The point of no return for me came in the form of a pizza making class I took at Pizza a Casa in the Lower East Side. It amazed me by simplifying the entire process into a form that was - both literally and figuratively - digestible. Fast forward ten months and now I’m experimenting with different dough hydration and yeast varieties. I have become exactly what I was afraid of and I couldn’t possibly be any happier.

I’ve made good batches and I’ve made bad batches, constantly in search of the perfect crispy-chewy texture and a salty-smokey flavor. Some batches would have the flavor while others would have the texture. I felt like I didn’t have control of anything and my life was in a tailspin — until my pal Brooks showed up with a batch of dough and an Ischia starter. WHAT THE HECK IS AN ISCHIA STARTER? That’s easy. Yeast is a fungus that floats through the air looking for a nice place to live and sometimes people build little yeast traps and put the little guys to work. The “nice place to live” can be a grape skin or apple peel and the trap is a cup half filled with a mixture of flour and water. Once the yeast start moving into their new watery-floury home, they get “put to work” on the fermentation plantation, where they feed on the natural sugars released by the reaction of water and flour and produce carbon dioxide and alcohol.

See those bubbles in the cup? Those are the product of yeast burps!

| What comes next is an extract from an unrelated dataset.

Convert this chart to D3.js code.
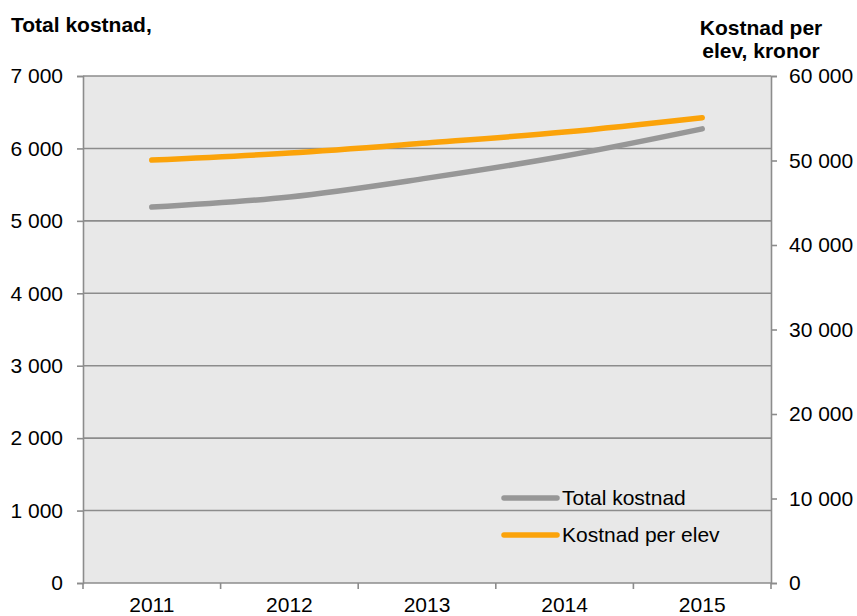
<!DOCTYPE html>
<html><head><meta charset="utf-8">
<script src="https://cdn.jsdelivr.net/npm/d3@7"></script>
<style>body{margin:0;background:#fff}svg text{font-family:"Liberation Sans",Arial,sans-serif}</style>
</head><body>
<svg id="c" width="857" height="616"></svg>
<script>
const years = ["2011","2012","2013","2014","2015"];
const totalKostnad = [5190, 5330, 5590, 5895, 6270];
const kostnadPerElev = [50050, 50880, 52070, 53370, 55070];
const leftTicks = [0,1000,2000,3000,4000,5000,6000,7000];
const rightTicks = [0,10000,20000,30000,40000,50000,60000];
const seriesNames = ["Total kostnad","Kostnad per elev"];
const colors = ["#979797","#FBA30A"];

const svg = d3.select("#c");
const L=83, R=771, T=76, B=583;
const FS = 21;
const x = d3.scaleBand().domain(years).range([L,R]);
const yL = d3.scaleLinear().domain([0,7000]).range([B,T]);
const yR = d3.scaleLinear().domain([0,60000]).range([B,T]);
const fmt = v => d3.format(",")(v).replace(/,/g," ");
const axisColor="#8c8c8c";

svg.append("rect").attr("x",L).attr("y",T).attr("width",R-L).attr("height",B-T).attr("fill","#e8e8e8");

// gridlines
svg.append("g").selectAll("line").data(leftTicks.filter(d=>d>0)).join("line")
  .attr("x1",L).attr("x2",R).attr("y1",d=>yL(d)).attr("y2",d=>yL(d))
  .attr("stroke",axisColor).attr("stroke-width",1.6);

// left axis
const gL = svg.append("g").attr("transform",`translate(${L},0)`)
  .call(d3.axisLeft(yL).tickValues(leftTicks).tickFormat(fmt).tickSize(6).tickPadding(14));
// right axis
const gR = svg.append("g").attr("transform",`translate(${R},0)`)
  .call(d3.axisRight(yR).tickValues(rightTicks).tickFormat(fmt).tickSize(6).tickPadding(12));
// bottom axis
const gB = svg.append("g").attr("transform",`translate(0,${B})`)
  .call(d3.axisBottom(x).tickSize(0).tickPadding(14));
gB.append("g").selectAll("line").data(d3.range(years.length+1)).join("line")
  .attr("x1",i=>L+i*x.step()).attr("x2",i=>L+i*x.step()).attr("y1",0).attr("y2",6)
  .attr("stroke",axisColor).attr("stroke-width",1.6);

[gL,gR,gB].forEach(g=>{
  g.select(".domain").attr("stroke",axisColor).attr("stroke-width",1.6);
  g.selectAll(".tick line").attr("stroke",axisColor).attr("stroke-width",1.6);
  g.selectAll("text").attr("font-size",FS).attr("fill","#000").attr("font-family","Liberation Sans, Arial, sans-serif");
});
gB.select(".domain").attr("d",`M${L},0H${R}`);

// lines
const cx = d => x(d)+x.bandwidth()/2;
const lineL = d3.line().x((d,i)=>cx(years[i])).y(d=>yL(d)).curve(d3.curveCatmullRom.alpha(0.5));
const lineR = d3.line().x((d,i)=>cx(years[i])).y(d=>yR(d)).curve(d3.curveCatmullRom.alpha(0.5));
svg.append("path").datum(totalKostnad).attr("d",lineL).attr("fill","none")
  .attr("stroke",colors[0]).attr("stroke-width",5.5).attr("stroke-linecap","round");
svg.append("path").datum(kostnadPerElev).attr("d",lineR).attr("fill","none")
  .attr("stroke",colors[1]).attr("stroke-width",5.5).attr("stroke-linecap","round");

// legend
const leg = svg.append("g");
seriesNames.forEach((n,i)=>{
  const yy = 498 + i*37;
  leg.append("line").attr("x1",504).attr("x2",557).attr("y1",yy).attr("y2",yy)
    .attr("stroke",colors[i]).attr("stroke-width",5.5).attr("stroke-linecap","round");
  leg.append("text").attr("x",562).attr("y",yy+7).attr("font-size",FS).text(n);
});

// titles
svg.append("text").attr("x",11).attr("y",32).attr("font-size",FS).attr("font-weight","bold").text("Total kostnad,");
svg.append("text").attr("x",761).attr("y",35).attr("text-anchor","middle").attr("font-size",FS).attr("font-weight","bold").text("Kostnad per");
svg.append("text").attr("x",761).attr("y",58).attr("text-anchor","middle").attr("font-size",FS).attr("font-weight","bold").text("elev, kronor");
</script>
</body></html>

Anyway, this bubbling goo is your “starter” and the particular one I am using came from an island off the coast of Naples called Ischia. Hence, ISCHIA STARTER. You can make a starter anywhere and name it as you wish. There’s an amazing step-by-step guide to starter cultivation on Slice. DO IT!

  

So what do these yeasty creeps have to do with pizza? Yeast is necessary for fermentation, which results in the gassy leavening of dough as well as flavor development thanks to bacteria and alcohol. It’s very easy to open a packet of yeast and pour it into your dough, but natural yeast forges an even closer bond between pizzaiolo and pizza. It also gives you a unique flavor that is often more developed than commercial yeast. You use this starter in the same way that you use a packet of yeast, but the measurements are not the same. I experimented with a recipe Brooks gave me and ended up making three batches of dough, each having a different amount of dry yeast. Here’s the winning recipe, which gave us a perfectly airy crust with rick flavor and a good dose of crunch.

595 g flour (I used King Arthur All Purpose)
381 g water (I used cold tap water)
91 g Brooks’s Ischia starter
1.5 g dry yeast
12 g salt

Mix those and let it sit for 40 minutes so the flour can fully hydrate. Then knead the dough for about 4 minutes and let it rest for 5 minutes before one last kneading session of roughly 3 minutes. Separate into four balls and store in sealed containers (just like the first picture above) on the counter for about two hours, then refrigerate until you’re ready to bake.

You can use the dough after letting it sit overnight, but I left mine for just over four full days (about 100 hours). I let it rise at room temperature for about 5 hours prior to baking and they were extremely soft and gooey. My pies didn’t come out all looking picture perfect, but the flavor and texture is by far the best I have ever made. Here are a few selections from last week’s pizza session. I just wish you could bite into your screen.